STORED DATA —
-=-=-=-=-
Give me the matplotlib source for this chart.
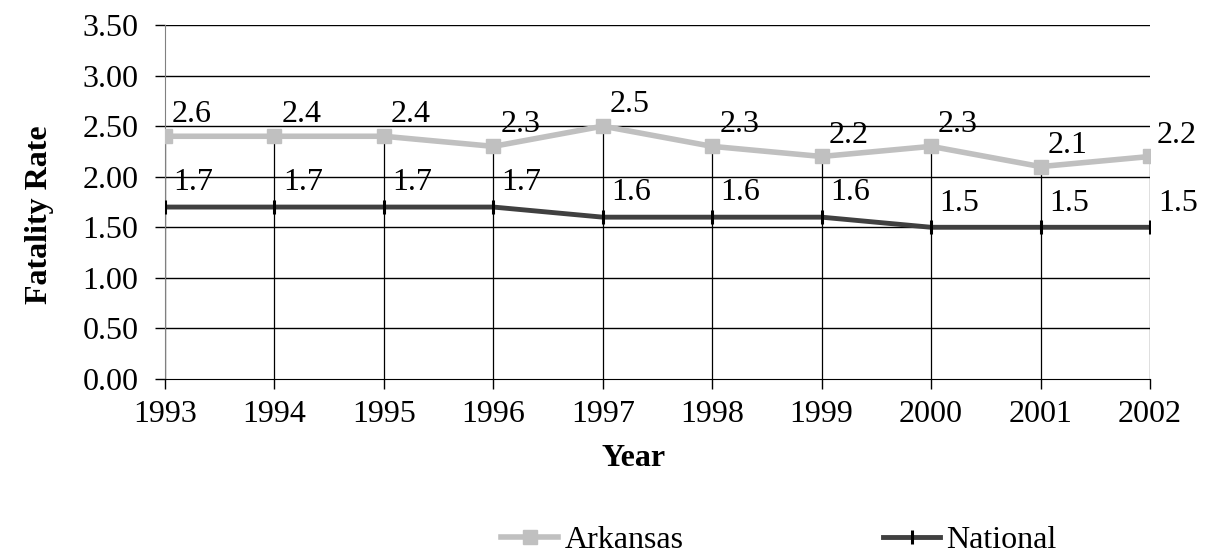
import matplotlib.pyplot as plt
from matplotlib.transforms import offset_copy

years = [1993, 1994, 1995, 1996, 1997, 1998, 1999, 2000, 2001, 2002]
arkansas = [2.4, 2.4, 2.4, 2.3, 2.5, 2.3, 2.2, 2.3, 2.1, 2.2]
arkansas_labels = ['2.6', '2.4', '2.4', '2.3', '2.5', '2.3', '2.2', '2.3', '2.1', '2.2']
national = [1.7, 1.7, 1.7, 1.7, 1.6, 1.6, 1.6, 1.5, 1.5, 1.5]
national_labels = ['1.7', '1.7', '1.7', '1.7', '1.6', '1.6', '1.6', '1.5', '1.5', '1.5']
yticks = [0, 0.5, 1, 1.5, 2, 2.5, 3, 3.5]

LIGHT = '#C0C0C0'
DARK = '#404040'
FS = 23

plt.rcParams['font.family'] = ['Liberation Serif', 'DejaVu Serif']

fig = plt.figure(figsize=(12.05, 5.57), dpi=100)
ax = fig.add_axes([165 / 1205, 1 - 379 / 557, (1150 - 165) / 1205, (379 - 25) / 557])

ax.set_xlim(years[0], years[-1])
ax.set_ylim(0, 3.5)

# gridlines and drop lines
for y in yticks[1:]:
    ax.axhline(y, color='black', lw=1, zorder=1)
ax.vlines(years, 0, arkansas, color='black', lw=0.9, zorder=1)

ax.plot(years, arkansas, color=LIGHT, lw=4, marker='s', ms=10.5, label='Arkansas', zorder=3)
ax.plot(years, national, color=DARK, lw=3.5, marker='|', ms=10, mew=2.2, mec='black',
        label='National', zorder=3)

for x, y, t in zip(years, arkansas, arkansas_labels):
    tr = offset_copy(ax.transData, fig=fig, x=5, y=5, units='points')
    ax.text(x, y, t, transform=tr, fontsize=FS, ha='left', va='bottom')
for x, y, t in zip(years, national, national_labels):
    tr = offset_copy(ax.transData, fig=fig, x=6, y=7, units='points')
    ax.text(x, y, t, transform=tr, fontsize=FS, ha='left', va='bottom')

for s in ['top', 'right']:
    ax.spines[s].set_visible(False)
ax.spines['left'].set_color('#808080')
ax.spines['bottom'].set_color('black')

ax.set_yticks(yticks)
ax.set_yticklabels(['%.2f' % v for v in yticks])
ax.set_xticks(years)
ax.set_xticklabels([str(y) for y in years])
ax.tick_params(axis='y', direction='out', length=7, width=1, pad=12, labelsize=FS)
ax.tick_params(axis='x', direction='out', length=7, width=1, pad=8, labelsize=FS)

fig.text(634 / 1205, 1 - 458 / 557, 'Year', fontsize=FS, fontweight='bold', ha='center', va='center')
fig.text(40 / 1205, 1 - 215 / 557, 'Fatality Rate', fontsize=FS, fontweight='bold',
         ha='center', va='center', rotation=90)

fig.legend(loc='center', bbox_to_anchor=(779 / 1205, 1 - 540 / 557), ncol=2, frameon=False,
           fontsize=FS, handlelength=1.78, handletextpad=0.2, columnspacing=6.25,
           borderpad=0)

fig.savefig('out.png', dpi=100)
-=-=-=-=-
REQUEST — Give only the number of lines above that hold the string "matplotlib".

FINISHED EXERCISE — 3